▶ [Data block]:
***

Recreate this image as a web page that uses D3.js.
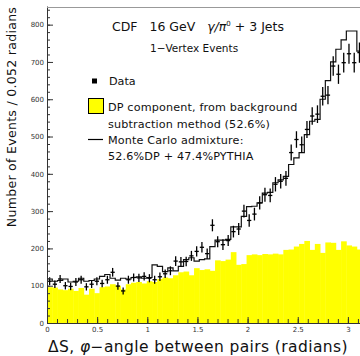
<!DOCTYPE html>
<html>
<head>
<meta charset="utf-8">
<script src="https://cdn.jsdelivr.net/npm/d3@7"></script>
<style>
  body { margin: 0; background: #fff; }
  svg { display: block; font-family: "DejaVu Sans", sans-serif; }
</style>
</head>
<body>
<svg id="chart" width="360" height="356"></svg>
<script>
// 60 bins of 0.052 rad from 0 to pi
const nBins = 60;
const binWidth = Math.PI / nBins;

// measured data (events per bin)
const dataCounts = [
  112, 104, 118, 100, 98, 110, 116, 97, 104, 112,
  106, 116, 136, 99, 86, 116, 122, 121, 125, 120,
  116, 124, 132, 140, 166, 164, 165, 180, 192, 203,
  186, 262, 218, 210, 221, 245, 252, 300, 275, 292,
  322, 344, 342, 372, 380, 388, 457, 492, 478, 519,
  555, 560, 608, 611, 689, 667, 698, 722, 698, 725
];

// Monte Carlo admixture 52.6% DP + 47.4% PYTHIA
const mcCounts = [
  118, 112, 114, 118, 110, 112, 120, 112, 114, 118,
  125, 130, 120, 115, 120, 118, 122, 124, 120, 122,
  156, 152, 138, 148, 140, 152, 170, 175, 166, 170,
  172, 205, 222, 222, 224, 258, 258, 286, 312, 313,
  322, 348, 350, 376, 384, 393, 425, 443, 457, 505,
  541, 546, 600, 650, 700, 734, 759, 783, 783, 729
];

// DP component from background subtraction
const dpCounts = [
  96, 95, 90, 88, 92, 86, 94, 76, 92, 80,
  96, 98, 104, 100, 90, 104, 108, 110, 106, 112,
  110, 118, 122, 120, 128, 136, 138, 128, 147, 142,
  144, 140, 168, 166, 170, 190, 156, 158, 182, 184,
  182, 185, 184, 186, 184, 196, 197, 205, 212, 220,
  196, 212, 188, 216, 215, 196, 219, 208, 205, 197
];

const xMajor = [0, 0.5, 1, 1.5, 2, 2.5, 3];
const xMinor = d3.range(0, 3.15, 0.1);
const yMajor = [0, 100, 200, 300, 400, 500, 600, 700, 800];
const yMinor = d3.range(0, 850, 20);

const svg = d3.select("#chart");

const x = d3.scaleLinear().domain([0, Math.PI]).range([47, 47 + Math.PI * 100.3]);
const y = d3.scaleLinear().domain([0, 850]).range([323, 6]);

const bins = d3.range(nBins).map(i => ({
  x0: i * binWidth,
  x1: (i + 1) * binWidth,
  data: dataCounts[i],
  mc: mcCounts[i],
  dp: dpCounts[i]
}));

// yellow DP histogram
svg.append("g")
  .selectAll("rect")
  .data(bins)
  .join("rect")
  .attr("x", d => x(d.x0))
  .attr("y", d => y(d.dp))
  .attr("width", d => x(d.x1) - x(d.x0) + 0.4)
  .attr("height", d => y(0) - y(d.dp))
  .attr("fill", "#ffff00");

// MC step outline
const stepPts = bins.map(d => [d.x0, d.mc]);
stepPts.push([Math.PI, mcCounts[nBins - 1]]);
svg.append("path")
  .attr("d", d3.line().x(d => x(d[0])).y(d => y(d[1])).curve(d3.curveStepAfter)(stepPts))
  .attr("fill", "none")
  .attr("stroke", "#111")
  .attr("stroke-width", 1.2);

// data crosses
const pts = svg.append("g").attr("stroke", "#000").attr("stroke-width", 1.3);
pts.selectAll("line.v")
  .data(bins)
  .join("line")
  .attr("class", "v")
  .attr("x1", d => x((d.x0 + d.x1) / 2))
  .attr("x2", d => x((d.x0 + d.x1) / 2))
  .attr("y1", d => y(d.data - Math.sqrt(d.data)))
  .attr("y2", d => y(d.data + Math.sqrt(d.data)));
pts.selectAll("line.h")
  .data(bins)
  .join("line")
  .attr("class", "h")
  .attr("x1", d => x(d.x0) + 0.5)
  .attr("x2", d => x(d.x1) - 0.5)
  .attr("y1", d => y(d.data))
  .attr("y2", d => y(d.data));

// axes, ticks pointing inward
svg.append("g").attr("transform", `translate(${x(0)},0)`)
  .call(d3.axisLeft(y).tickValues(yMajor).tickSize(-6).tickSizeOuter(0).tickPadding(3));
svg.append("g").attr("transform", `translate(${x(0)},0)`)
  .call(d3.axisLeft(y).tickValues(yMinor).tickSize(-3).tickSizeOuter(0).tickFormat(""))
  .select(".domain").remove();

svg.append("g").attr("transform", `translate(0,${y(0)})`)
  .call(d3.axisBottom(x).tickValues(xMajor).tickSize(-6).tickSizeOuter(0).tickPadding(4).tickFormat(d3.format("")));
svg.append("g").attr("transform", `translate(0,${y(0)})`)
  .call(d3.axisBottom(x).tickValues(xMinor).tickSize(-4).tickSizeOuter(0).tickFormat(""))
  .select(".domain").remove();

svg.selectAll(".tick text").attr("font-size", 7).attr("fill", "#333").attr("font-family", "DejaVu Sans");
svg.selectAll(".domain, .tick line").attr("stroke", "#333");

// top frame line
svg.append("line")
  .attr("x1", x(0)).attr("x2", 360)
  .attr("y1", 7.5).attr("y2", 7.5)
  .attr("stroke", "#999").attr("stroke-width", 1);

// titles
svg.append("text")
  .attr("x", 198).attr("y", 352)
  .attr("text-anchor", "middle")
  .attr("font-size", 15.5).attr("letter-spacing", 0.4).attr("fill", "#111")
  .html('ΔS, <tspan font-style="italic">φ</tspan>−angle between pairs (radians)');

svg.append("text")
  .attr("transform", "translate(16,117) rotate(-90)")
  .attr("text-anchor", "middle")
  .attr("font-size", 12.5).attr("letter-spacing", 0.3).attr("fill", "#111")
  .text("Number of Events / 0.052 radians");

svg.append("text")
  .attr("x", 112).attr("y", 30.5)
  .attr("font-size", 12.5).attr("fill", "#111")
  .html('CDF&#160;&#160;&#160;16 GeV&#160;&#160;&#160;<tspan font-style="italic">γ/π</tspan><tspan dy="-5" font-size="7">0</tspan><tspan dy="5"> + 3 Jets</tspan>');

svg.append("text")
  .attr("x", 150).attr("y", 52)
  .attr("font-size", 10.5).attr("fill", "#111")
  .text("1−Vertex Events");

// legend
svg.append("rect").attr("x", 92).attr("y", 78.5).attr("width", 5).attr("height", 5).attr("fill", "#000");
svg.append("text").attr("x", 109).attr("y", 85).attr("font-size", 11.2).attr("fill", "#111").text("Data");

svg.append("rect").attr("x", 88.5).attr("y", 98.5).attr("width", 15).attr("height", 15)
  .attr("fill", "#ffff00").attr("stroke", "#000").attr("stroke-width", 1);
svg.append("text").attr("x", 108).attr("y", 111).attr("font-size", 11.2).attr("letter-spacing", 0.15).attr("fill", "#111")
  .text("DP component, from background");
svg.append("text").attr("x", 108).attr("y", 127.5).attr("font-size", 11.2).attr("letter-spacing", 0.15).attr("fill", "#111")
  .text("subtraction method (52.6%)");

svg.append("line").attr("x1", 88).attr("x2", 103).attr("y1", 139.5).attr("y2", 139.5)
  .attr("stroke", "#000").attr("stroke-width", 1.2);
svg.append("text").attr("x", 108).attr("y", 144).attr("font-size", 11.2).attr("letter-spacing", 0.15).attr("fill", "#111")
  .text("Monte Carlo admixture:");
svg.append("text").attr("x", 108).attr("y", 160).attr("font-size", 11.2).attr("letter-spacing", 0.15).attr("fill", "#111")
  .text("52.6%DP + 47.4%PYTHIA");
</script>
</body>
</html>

***

▶ [What is asked]: Quote the material exactly. Pictures stay out.

▶ [Completed task]:
Recreate this image as a web page that uses D3.js.
<!DOCTYPE html>
<html>
<head>
<meta charset="utf-8">
<script src="https://cdn.jsdelivr.net/npm/d3@7"></script>
<style>
  body { margin: 0; background: #fff; }
  svg { display: block; font-family: "DejaVu Sans", sans-serif; }
</style>
</head>
<body>
<svg id="chart" width="360" height="356"></svg>
<script>
// 60 bins of 0.052 rad from 0 to pi
const nBins = 60;
const binWidth = Math.PI / nBins;

// measured data (events per bin)
const dataCounts = [
  112, 104, 118, 100, 98, 110, 116, 97, 104, 112,
  106, 116, 136, 99, 86, 116, 122, 121, 125, 120,
  116, 124, 132, 140, 166, 164, 165, 180, 192, 203,
  186, 262, 218, 210, 221, 245, 252, 300, 275, 292,
  322, 344, 342, 372, 380, 388, 457, 492, 478, 519,
  555, 560, 608, 611, 689, 667, 698, 722, 698, 725
];

// Monte Carlo admixture 52.6% DP + 47.4% PYTHIA
const mcCounts = [
  118, 112, 114, 118, 110, 112, 120, 112, 114, 118,
  125, 130, 120, 115, 120, 118, 122, 124, 120, 122,
  156, 152, 138, 148, 140, 152, 170, 175, 166, 170,
  172, 205, 222, 222, 224, 258, 258, 286, 312, 313,
  322, 348, 350, 376, 384, 393, 425, 443, 457, 505,
  541, 546, 600, 650, 700, 734, 759, 783, 783, 729
];

// DP component from background subtraction
const dpCounts = [
  96, 95, 90, 88, 92, 86, 94, 76, 92, 80,
  96, 98, 104, 100, 90, 104, 108, 110, 106, 112,
  110, 118, 122, 120, 128, 136, 138, 128, 147, 142,
  144, 140, 168, 166, 170, 190, 156, 158, 182, 184,
  182, 185, 184, 186, 184, 196, 197, 205, 212, 220,
  196, 212, 188, 216, 215, 196, 219, 208, 205, 197
];

const xMajor = [0, 0.5, 1, 1.5, 2, 2.5, 3];
const xMinor = d3.range(0, 3.15, 0.1);
const yMajor = [0, 100, 200, 300, 400, 500, 600, 700, 800];
const yMinor = d3.range(0, 850, 20);

const svg = d3.select("#chart");

const x = d3.scaleLinear().domain([0, Math.PI]).range([47, 47 + Math.PI * 100.3]);
const y = d3.scaleLinear().domain([0, 850]).range([323, 6]);

const bins = d3.range(nBins).map(i => ({
  x0: i * binWidth,
  x1: (i + 1) * binWidth,
  data: dataCounts[i],
  mc: mcCounts[i],
  dp: dpCounts[i]
}));

// yellow DP histogram
svg.append("g")
  .selectAll("rect")
  .data(bins)
  .join("rect")
  .attr("x", d => x(d.x0))
  .attr("y", d => y(d.dp))
  .attr("width", d => x(d.x1) - x(d.x0) + 0.4)
  .attr("height", d => y(0) - y(d.dp))
  .attr("fill", "#ffff00");

// MC step outline
const stepPts = bins.map(d => [d.x0, d.mc]);
stepPts.push([Math.PI, mcCounts[nBins - 1]]);
svg.append("path")
  .attr("d", d3.line().x(d => x(d[0])).y(d => y(d[1])).curve(d3.curveStepAfter)(stepPts))
  .attr("fill", "none")
  .attr("stroke", "#111")
  .attr("stroke-width", 1.2);

// data crosses
const pts = svg.append("g").attr("stroke", "#000").attr("stroke-width", 1.3);
pts.selectAll("line.v")
  .data(bins)
  .join("line")
  .attr("class", "v")
  .attr("x1", d => x((d.x0 + d.x1) / 2))
  .attr("x2", d => x((d.x0 + d.x1) / 2))
  .attr("y1", d => y(d.data - Math.sqrt(d.data)))
  .attr("y2", d => y(d.data + Math.sqrt(d.data)));
pts.selectAll("line.h")
  .data(bins)
  .join("line")
  .attr("class", "h")
  .attr("x1", d => x(d.x0) + 0.5)
  .attr("x2", d => x(d.x1) - 0.5)
  .attr("y1", d => y(d.data))
  .attr("y2", d => y(d.data));

// axes, ticks pointing inward
svg.append("g").attr("transform", `translate(${x(0)},0)`)
  .call(d3.axisLeft(y).tickValues(yMajor).tickSize(-6).tickSizeOuter(0).tickPadding(3));
svg.append("g").attr("transform", `translate(${x(0)},0)`)
  .call(d3.axisLeft(y).tickValues(yMinor).tickSize(-3).tickSizeOuter(0).tickFormat(""))
  .select(".domain").remove();

svg.append("g").attr("transform", `translate(0,${y(0)})`)
  .call(d3.axisBottom(x).tickValues(xMajor).tickSize(-6).tickSizeOuter(0).tickPadding(4).tickFormat(d3.format("")));
svg.append("g").attr("transform", `translate(0,${y(0)})`)
  .call(d3.axisBottom(x).tickValues(xMinor).tickSize(-4).tickSizeOuter(0).tickFormat(""))
  .select(".domain").remove();

svg.selectAll(".tick text").attr("font-size", 7).attr("fill", "#333").attr("font-family", "DejaVu Sans");
svg.selectAll(".domain, .tick line").attr("stroke", "#333");

// top frame line
svg.append("line")
  .attr("x1", x(0)).attr("x2", 360)
  .attr("y1", 7.5).attr("y2", 7.5)
  .attr("stroke", "#999").attr("stroke-width", 1);

// titles
svg.append("text")
  .attr("x", 198).attr("y", 352)
  .attr("text-anchor", "middle")
  .attr("font-size", 15.5).attr("letter-spacing", 0.4).attr("fill", "#111")
  .html('ΔS, <tspan font-style="italic">φ</tspan>−angle between pairs (radians)');

svg.append("text")
  .attr("transform", "translate(16,117) rotate(-90)")
  .attr("text-anchor", "middle")
  .attr("font-size", 12.5).attr("letter-spacing", 0.3).attr("fill", "#111")
  .text("Number of Events / 0.052 radians");

svg.append("text")
  .attr("x", 112).attr("y", 30.5)
  .attr("font-size", 12.5).attr("fill", "#111")
  .html('CDF&#160;&#160;&#160;16 GeV&#160;&#160;&#160;<tspan font-style="italic">γ/π</tspan><tspan dy="-5" font-size="7">0</tspan><tspan dy="5"> + 3 Jets</tspan>');

svg.append("text")
  .attr("x", 150).attr("y", 52)
  .attr("font-size", 10.5).attr("fill", "#111")
  .text("1−Vertex Events");

// legend
svg.append("rect").attr("x", 92).attr("y", 78.5).attr("width", 5).attr("height", 5).attr("fill", "#000");
svg.append("text").attr("x", 109).attr("y", 85).attr("font-size", 11.2).attr("fill", "#111").text("Data");

svg.append("rect").attr("x", 88.5).attr("y", 98.5).attr("width", 15).attr("height", 15)
  .attr("fill", "#ffff00").attr("stroke", "#000").attr("stroke-width", 1);
svg.append("text").attr("x", 108).attr("y", 111).attr("font-size", 11.2).attr("letter-spacing", 0.15).attr("fill", "#111")
  .text("DP component, from background");
svg.append("text").attr("x", 108).attr("y", 127.5).attr("font-size", 11.2).attr("letter-spacing", 0.15).attr("fill", "#111")
  .text("subtraction method (52.6%)");

svg.append("line").attr("x1", 88).attr("x2", 103).attr("y1", 139.5).attr("y2", 139.5)
  .attr("stroke", "#000").attr("stroke-width", 1.2);
svg.append("text").attr("x", 108).attr("y", 144).attr("font-size", 11.2).attr("letter-spacing", 0.15).attr("fill", "#111")
  .text("Monte Carlo admixture:");
svg.append("text").attr("x", 108).attr("y", 160).attr("font-size", 11.2).attr("letter-spacing", 0.15).attr("fill", "#111")
  .text("52.6%DP + 47.4%PYTHIA");
</script>
</body>
</html>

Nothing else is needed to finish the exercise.